Lavenu cherche le savant dosage
D’ailleurs, hier dans l’avion qui menait certains d’entre eux à Copenhague, Guillaume Martin ou Anthony Turgis faisaient partie des rares passagers à porter des masques. Ce dont Romain Bardet, sur un autre vol, s’était ému un peu plus tôt dans un tweet.
Pour le reste, les derniers mois, ceux d’avant le nouveau protocole, ont ressemblé aux années précédentes, il a fallu jongler entre les blessures et les convalescences des uns, les derniers cas de Covid pour les autres, donc, et un début de Tour sélectif qui a obligé les managers à anticiper ce qui ne peut pas vraiment l’être. «Le parcours a forcément une influence sur nos choix mais on le connaît depuis un certain temps, on a eu le temps de le saucissonner, de le disséquer», avance Madiot.
Son homologue Vincent Lavenu a lui aussi cherché« uns avant dosage car c’est un Tour compliqué, il y a tellement de changements de parcours... La première semaine va être déterminante». Dans l’idéal, il aurait fallu une équipe jusqu’à la Porte du Hainaut puis une autre à partir de la Planche des Belles Filles, mais des choix tactiques ont dû être réalisés comme chez Jumbo qui, en mars après avoir reconnu plus précisément les premières étapes, a revu sa copie et opté pour des profils flandriens.

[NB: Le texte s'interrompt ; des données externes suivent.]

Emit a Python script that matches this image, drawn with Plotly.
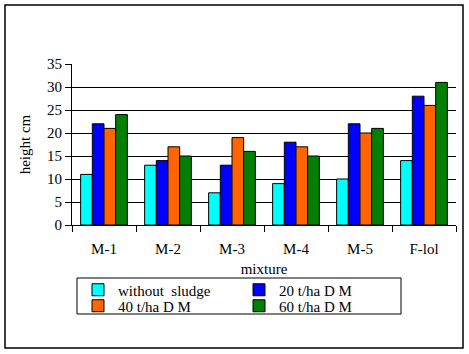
import plotly.graph_objects as go

categories = ["M-1", "M-2", "M-3", "M-4", "M-5", "F-lol"]
series_names = ["without\u00a0 sludge", "20 t/ha D M", "40 t/ha D M", "60 t/ha D M"]
without_sludge = [11, 13, 7, 9, 10, 14]
t20 = [22, 14, 13, 18, 22, 28]
t40 = [21, 17, 19, 17, 20, 26]
t60 = [24, 15, 16, 15, 21, 31]
y_ticks = [0, 5, 10, 15, 20, 25, 30, 35]
grid_vals = [5, 10, 15, 20, 25, 30]

colors = ["#00FFFF", "#0000FF", "#FF6600", "#008000"]
legend_rows = ["legend", "legend", "legend2", "legend2"]
FONT = "Liberation Serif"
F = dict(family=FONT, size=15, color="black")

W, H = 469, 354
L, R, T, B = 72, 13, 64, 129
pw = W - L - R
ph = H - T - B


def px_x(px):
    return (px - L) / pw


def px_y(py):
    return (T + ph - py) / ph


fig = go.Figure()
for name, vals, c, lg in zip(series_names, [without_sludge, t20, t40, t60], colors, legend_rows):
    fig.add_trace(go.Bar(x=categories, y=vals, name=name, legend=lg,
                         marker=dict(color=c, line=dict(color="black", width=1))))

# invisible trace to anchor the gridline axis
fig.add_trace(go.Scatter(x=[categories[0]], y=[0], yaxis="y2", mode="markers",
                         marker=dict(opacity=0), showlegend=False, hoverinfo="skip"))

leg_common = dict(orientation="h", xanchor="left", yanchor="middle",
                  borderwidth=0, bgcolor="rgba(0,0,0,0)",
                  entrywidth=116, entrywidthmode="pixels",
                  font=F, traceorder="normal")

fig.update_layout(
    width=W, height=H,
    margin=dict(l=L, r=R, t=T, b=B, autoexpand=False),
    paper_bgcolor="white", plot_bgcolor="white",
    font=F,
    barmode="group", bargap=0.27, bargroupgap=0,
    xaxis=dict(title=dict(text="mixture", font=F, standoff=7),
               showline=True, linecolor="black", linewidth=1,
               ticks="outside", ticklen=6, tickcolor="black", tickson="boundaries",
               ticklabelstandoff=10,
               showgrid=False, tickfont=F),
    yaxis=dict(title=dict(text="height cm", font=F, standoff=12),
               range=[0, 35], tickvals=y_ticks,
               showline=True, linecolor="black", linewidth=1,
               ticks="outside", ticklen=6, tickcolor="black",
               showgrid=False, zeroline=False, tickfont=F),
    yaxis2=dict(overlaying="y", range=[0, 35], tickvals=grid_vals,
                showgrid=True, gridcolor="black", gridwidth=1,
                showticklabels=False, ticks="", showline=False, zeroline=False,
                side="left"),
    legend=dict(x=px_x(78), y=px_y(290), **leg_common),
    legend2=dict(x=px_x(78), y=px_y(306), **leg_common),
    shapes=[
        dict(type="rect", xref="paper", yref="paper",
             x0=px_x(5), x1=px_x(463), y0=px_y(348), y1=px_y(5),
             line=dict(color="black", width=1.5), fillcolor="rgba(0,0,0,0)"),
        dict(type="rect", xref="paper", yref="paper",
             x0=px_x(77), x1=px_x(401), y0=px_y(314), y1=px_y(278),
             line=dict(color="black", width=1), fillcolor="rgba(0,0,0,0)"),
    ],
    showlegend=True,
)

fig.write_html("out.html")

Mais les équipes les moins embêtées au moment de coucher huit noms ont probablement été celles qui n’ont pas d’ambition au classement général, selon Lavenu: «Elles choisissent plus de baroudeurs et peuvent prendre plus de risques car elles s’en foutent du général.»
À l’issue de la première semaine dont Madiot veut «sortir indemne» , elles seront peut-être déjà un peu plus nombreuses dans ce cas.